The report said the greatest barrier to fighting climate change was society's "mindset". Photo / Jason Oxenham
Most of the world's carbon emission reductions in the next 15 years can be achieved by ending vertically-integrated energy monopolies and removing livestock farming subsidies and protections, and regulatory hurdles for electric and self-drive vehicles.
This is the conclusion of a new report from San Francisco independent technology disruption thinktank RethinkX, which says 90 per cent of emissions from the carbon-intensive energy, transportation and food industries could be eliminated by 2035 largely by removing barriers to market forces, rather than through "onerous" state interventions.
The 72-page report urges policymakers to accelerate deployment of the highest impact disruptive technologies already existing rather than the "whack a mole" approaches of techno-fixes like clean coal, behaviour change or carbon taxes "which only treat symptoms and cannot solve the underlying problem".
"This means the bulk of emissions reductions can be achieved largely by removing barriers to market forces, rather than through onerous state interventions. This includes ending vertically-integrated utility monopolies in the energy sector, removing livestock farming subsidies in the food sector, and eradicating regulatory hurdles to electric and autonomous vehicles.
"Giving up economic prosperity now to solve climate change has the problem backwards," said RethinkX co-founder and report co-author James Arbib.
"We could end up destroying the capital needed to build out the new energy, transportation and food systems, which would protect the very incumbent carbon-intensive industries we need to replace.
"The focus should be on enabling the disruptions that are best poised to transform these three sectors currently responsible for over 90 per cent of emissions," said Arbib, a London-based technology investor who founded RethinkX with Silicon Valley entrepreneur and educator Tony Seba, to analyse and forecast the speed and scale of technology disruption and its societal implications.
The report said that by 2035, technologies across solar, wind and batteries, electric and on-demand autonomous vehicles operated under transport as a service, along with precision fermentation and cellular agriculture, would provide energy, transportation and food two to 10 times cheaper than the fossil fuel-derived products they replace.
"Like the emergence of the Internet, these three disruptions will trigger a cascade of consequences that will transform the entire global economy, decimating trillions of dollars of investor value in existing industries, while creating trillions more in new business opportunities."
The report said the greatest barrier to fighting climate change was society's "mindset".
"Conventional thinking views emissions mitigation through a linear, reductive lens that fails to appreciate the character, speed and dynamics of change in both natural systems and human systems.
"As a result we have seen a consistent pattern of mistakes and corrections over time where each year the underestimated threat of climate change is corrected in the direction of 'worse than we originally thought' while the underestimated potential of technology to address it is corrected in the direction of 'better than we originally thought'.
Conventional thinking and "band aid" approaches had consequently wasted time, attention and resources.

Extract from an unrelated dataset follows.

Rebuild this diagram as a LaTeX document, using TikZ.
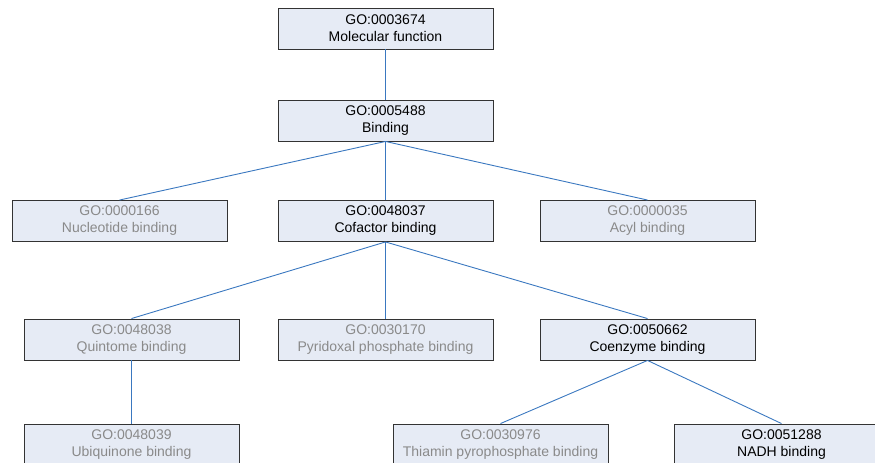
\documentclass[tikz,border=0pt]{standalone}
\usepackage{fontspec}
\setmainfont{Liberation Sans}
\definecolor{boxfill}{HTML}{E6EBF5}
\definecolor{boxline}{HTML}{333333}
\definecolor{edgeblue}{HTML}{3A78C0}
\definecolor{greytext}{HTML}{8A8A8A}
\begin{document}
\begin{tikzpicture}[x=1bp,y=-1bp,
  term/.style={draw=boxline, line width=0.9bp, fill=boxfill, minimum width=215bp, minimum height=41bp,
    inner sep=0pt, align=center, font=\fontsize{14bp}{17bp}\selectfont},
  dim/.style={term, text=greytext},
  link/.style={draw=edgeblue, line width=0.9bp}]
\useasboundingbox (0,0) rectangle (875,463);
\clip (0,0) rectangle (875,463);
\node[term] (mf) at (385.5,28.5) {GO:0003674\\Molecular function};
\node[term] (bind) at (385.5,120.5) {GO:0005488\\Binding};
\node[dim] (nuc) at (119.5,221) {GO:0000166\\Nucleotide binding};
\node[term] (cof) at (385.5,221) {GO:0048037\\Cofactor binding};
\node[dim] (acyl) at (647.5,221) {GO:0000035\\Acyl binding};
\node[dim] (quin) at (131.5,339.5) {GO:0048038\\Quintome binding};
\node[dim] (pyr) at (385.5,339.5) {GO:0030170\\Pyridoxal phosphate binding};
\node[term] (coe) at (647.5,339.5) {GO:0050662\\Coenzyme binding};
\node[dim] (ubi) at (131.5,445) {GO:0048039\\Ubiquinone binding};
\node[dim] (thi) at (500.5,444.5) {GO:0030976\\Thiamin pyrophosphate binding};
\node[term] (nadh) at (781.5,444.5) {GO:0051288\\NADH binding};
\draw[link] (mf.south) -- (bind.north);
\draw[link] (bind.south) -- (nuc.north);
\draw[link] (bind.south) -- (cof.north);
\draw[link] (bind.south) -- (acyl.north);
\draw[link] (cof.south) -- (quin.north);
\draw[link] (cof.south) -- (pyr.north);
\draw[link] (cof.south) -- (coe.north);
\draw[link] (quin.south) -- (ubi.north);
\draw[link] (coe.south) -- (thi.north);
\draw[link] (coe.south) -- (nadh.north);
\end{tikzpicture}
\end{document}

Band aids included subsidies and taxes, biofuels, clean coal and clean diesel, said the report.
Using "well-established" cost curves, the report claimed to show how disruptive technologies were rapidly becoming cheaper than carbon-intensive industries in the three sectors, therefore presenting "an overwhelming competitive threat" to the economic viability of those industries.
"While the disruptions will therefore be driven by economics, crucial societal decisions at government, investor, business and other levels can either accelerate or delay the disruptions, with major ramifications for whether the world avoids dangerous climate change," it said.
"We can either accelerate the energy, transportation and food disruptions and solve the climate crisis by ushering in a new era of clean prosperity, or we can waste decades and trillions of dollars propping up the incumbent system," said co-author Seba.
The report showed how historical technological disruptions - including automobiles, digital cameras and smartphones - had happened quickly, making legacy technologies obsolete within 10-15 years.
"Policymakers and investors must therefore embrace a disruption mindset to understand the pace and scale of change over the next decade and make optimal decisions about how to deploy public and private resources to address climate change.
"Societies can choose to accelerate deployment to reach net zero global emissions before 2035, going on to achieve 20 per cent negative emissions by 2040 - the safest pathway for avoiding climate risks and the fastest for achieving the maximum benefits of the new clean energy, transportation and food system."
However, if societies choose instead to protect incumbent fossil fuel firms, utility monopolies and the livestock sector, global emissions would rise rapidly for another five years leading global temperatures to exceed the 2C pathway, "placing humanity within the climate danger zone", said the report.
"Although these disruptions are ultimately inevitable due to economic forces, how slow or fast these technologies scale globally falls largely on policymakers and their willingness to act quickly - or not," said co-author Adam Dorr, a research fellow at RethinkX.
Societal choices mattered because technology alone was not enough to achieve net zero emissions and avoid the danger of climate change, he said.